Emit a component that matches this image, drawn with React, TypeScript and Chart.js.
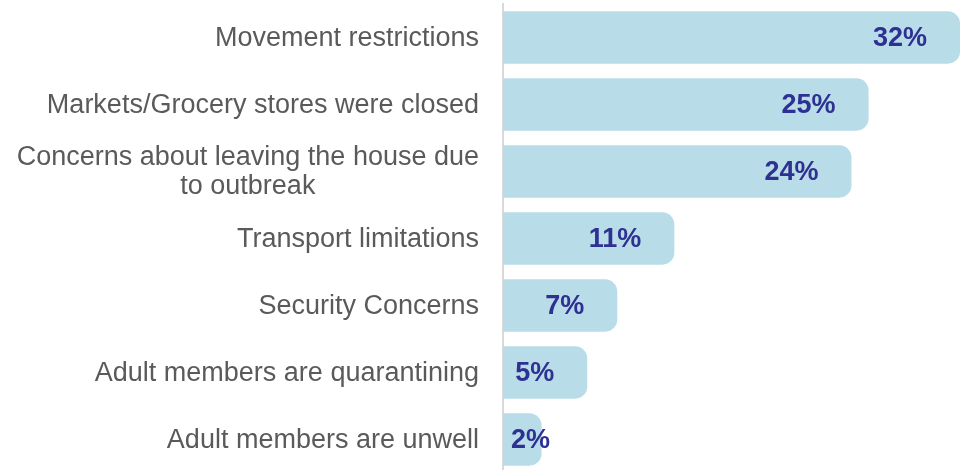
import React, { useEffect, useRef } from "react";
import { Chart, registerables } from "chart.js";

Chart.register(...registerables);

const categories: (string | string[])[] = [
  "Movement restrictions",
  "Markets/Grocery stores were closed",
  ["Concerns about leaving the house due", "to outbreak"],
  "Transport limitations",
  "Security Concerns",
  "Adult members are quarantining",
  "Adult members are unwell",
];
const values: number[] = [32, 25.6, 24.4, 12.0, 8.0, 5.9, 2.7];
const valueLabels: string[] = ["32%", "25%", "24%", "11%", "7%", "5%", "2%"];

const BAR_COLOR = "#b9dde8";
const LABEL_COLOR = "#2e3192";
const TEXT_COLOR = "#5a5a5a";
const FONT_FAMILY = "'Liberation Sans', Arial, sans-serif";

const valueLabelPlugin = {
  id: "valueLabels",
  afterDatasetsDraw(chart: any) {
    const ctx = chart.ctx;
    const meta = chart.getDatasetMeta(0);
    const base = chart.scales.x.getPixelForValue(0);
    ctx.save();
    ctx.font = `bold 27px ${FONT_FAMILY}`;
    ctx.fillStyle = LABEL_COLOR;
    ctx.textAlign = "right";
    ctx.textBaseline = "middle";
    meta.data.forEach((bar: any, i: number) => {
      const txt = valueLabels[i];
      const w = ctx.measureText(txt).width;
      const x = Math.max(bar.x - 33, base + 8 + w);
      ctx.fillText(txt, x, bar.y + 1);
    });
    ctx.restore();
  },
};

// Category labels: right-aligned blocks, multi-line blocks centred line by line
const categoryLabelPlugin = {
  id: "categoryLabels",
  afterDraw(chart: any) {
    const ctx = chart.ctx;
    const y = chart.scales.y;
    const right = y.right - 24;
    const lineH = 29;
    ctx.save();
    ctx.font = `27px ${FONT_FAMILY}`;
    ctx.fillStyle = TEXT_COLOR;
    ctx.textBaseline = "middle";
    categories.forEach((lab, i) => {
      const cy = y.getPixelForTick(i);
      const lines = Array.isArray(lab) ? lab : [lab];
      const widths = lines.map((l) => ctx.measureText(l).width);
      const maxW = Math.max(...widths);
      const center = right - maxW / 2;
      const top = cy - ((lines.length - 1) * lineH) / 2;
      lines.forEach((l, j) => {
        ctx.textAlign = lines.length > 1 ? "center" : "right";
        ctx.fillText(l, lines.length > 1 ? center : right, top + j * lineH + 1);
      });
    });
    ctx.restore();
  },
};

export default function App() {
  const ref = useRef<HTMLCanvasElement | null>(null);
  useEffect(() => {
    if (!ref.current) return;
    const chart = new Chart(ref.current, {
      type: "bar",
      data: {
        labels: categories,
        datasets: [
          {
            data: values,
            backgroundColor: BAR_COLOR,
            borderRadius: 12,
            borderSkipped: "start",
            categoryPercentage: 1,
            barPercentage: 0.78,
          },
        ],
      },
      options: {
        indexAxis: "y",
        animation: false,
        responsive: true,
        maintainAspectRatio: false,
        layout: { padding: { top: 4, right: 0, bottom: 0, left: 0 } },
        plugins: {
          legend: { display: false },
          tooltip: { enabled: false },
        },
        scales: {
          x: {
            display: false,
            min: 0,
            max: 32.42,
          },
          y: {
            grid: { display: false, drawTicks: false },
            border: { display: true, color: "#d9d9d9", width: 2 },
            ticks: { display: false },
            afterFit: (axis: any) => {
              axis.width = 503;
              axis.paddingTop = 0;
              axis.paddingBottom = 0;
            },
          },
        },
      },
      plugins: [valueLabelPlugin, categoryLabelPlugin],
    });
    return () => chart.destroy();
  }, []);
  return (
    <div style={{ position: "fixed", left: 0, top: 0, width: 966, height: 473, background: "#fff" }}>
      <canvas ref={ref} />
    </div>
  );
}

■ Problem statement:
Please write out all the data again word for word, but not the pictures.

■ Output of the task:
Emit a component that matches this image, drawn with React, TypeScript and Chart.js.
import React, { useEffect, useRef } from "react";
import { Chart, registerables } from "chart.js";

Chart.register(...registerables);

const categories: (string | string[])[] = [
  "Movement restrictions",
  "Markets/Grocery stores were closed",
  ["Concerns about leaving the house due", "to outbreak"],
  "Transport limitations",
  "Security Concerns",
  "Adult members are quarantining",
  "Adult members are unwell",
];
const values: number[] = [32, 25.6, 24.4, 12.0, 8.0, 5.9, 2.7];
const valueLabels: string[] = ["32%", "25%", "24%", "11%", "7%", "5%", "2%"];

const BAR_COLOR = "#b9dde8";
const LABEL_COLOR = "#2e3192";
const TEXT_COLOR = "#5a5a5a";
const FONT_FAMILY = "'Liberation Sans', Arial, sans-serif";

const valueLabelPlugin = {
  id: "valueLabels",
  afterDatasetsDraw(chart: any) {
    const ctx = chart.ctx;
    const meta = chart.getDatasetMeta(0);
    const base = chart.scales.x.getPixelForValue(0);
    ctx.save();
    ctx.font = `bold 27px ${FONT_FAMILY}`;
    ctx.fillStyle = LABEL_COLOR;
    ctx.textAlign = "right";
    ctx.textBaseline = "middle";
    meta.data.forEach((bar: any, i: number) => {
      const txt = valueLabels[i];
      const w = ctx.measureText(txt).width;
      const x = Math.max(bar.x - 33, base + 8 + w);
      ctx.fillText(txt, x, bar.y + 1);
    });
    ctx.restore();
  },
};

// Category labels: right-aligned blocks, multi-line blocks centred line by line
const categoryLabelPlugin = {
  id: "categoryLabels",
  afterDraw(chart: any) {
    const ctx = chart.ctx;
    const y = chart.scales.y;
    const right = y.right - 24;
    const lineH = 29;
    ctx.save();
    ctx.font = `27px ${FONT_FAMILY}`;
    ctx.fillStyle = TEXT_COLOR;
    ctx.textBaseline = "middle";
    categories.forEach((lab, i) => {
      const cy = y.getPixelForTick(i);
      const lines = Array.isArray(lab) ? lab : [lab];
      const widths = lines.map((l) => ctx.measureText(l).width);
      const maxW = Math.max(...widths);
      const center = right - maxW / 2;
      const top = cy - ((lines.length - 1) * lineH) / 2;
      lines.forEach((l, j) => {
        ctx.textAlign = lines.length > 1 ? "center" : "right";
        ctx.fillText(l, lines.length > 1 ? center : right, top + j * lineH + 1);
      });
    });
    ctx.restore();
  },
};

export default function App() {
  const ref = useRef<HTMLCanvasElement | null>(null);
  useEffect(() => {
    if (!ref.current) return;
    const chart = new Chart(ref.current, {
      type: "bar",
      data: {
        labels: categories,
        datasets: [
          {
            data: values,
            backgroundColor: BAR_COLOR,
            borderRadius: 12,
            borderSkipped: "start",
            categoryPercentage: 1,
            barPercentage: 0.78,
          },
        ],
      },
      options: {
        indexAxis: "y",
        animation: false,
        responsive: true,
        maintainAspectRatio: false,
        layout: { padding: { top: 4, right: 0, bottom: 0, left: 0 } },
        plugins: {
          legend: { display: false },
          tooltip: { enabled: false },
        },
        scales: {
          x: {
            display: false,
            min: 0,
            max: 32.42,
          },
          y: {
            grid: { display: false, drawTicks: false },
            border: { display: true, color: "#d9d9d9", width: 2 },
            ticks: { display: false },
            afterFit: (axis: any) => {
              axis.width = 503;
              axis.paddingTop = 0;
              axis.paddingBottom = 0;
            },
          },
        },
      },
      plugins: [valueLabelPlugin, categoryLabelPlugin],
    });
    return () => chart.destroy();
  }, []);
  return (
    <div style={{ position: "fixed", left: 0, top: 0, width: 966, height: 473, background: "#fff" }}>
      <canvas ref={ref} />
    </div>
  );
}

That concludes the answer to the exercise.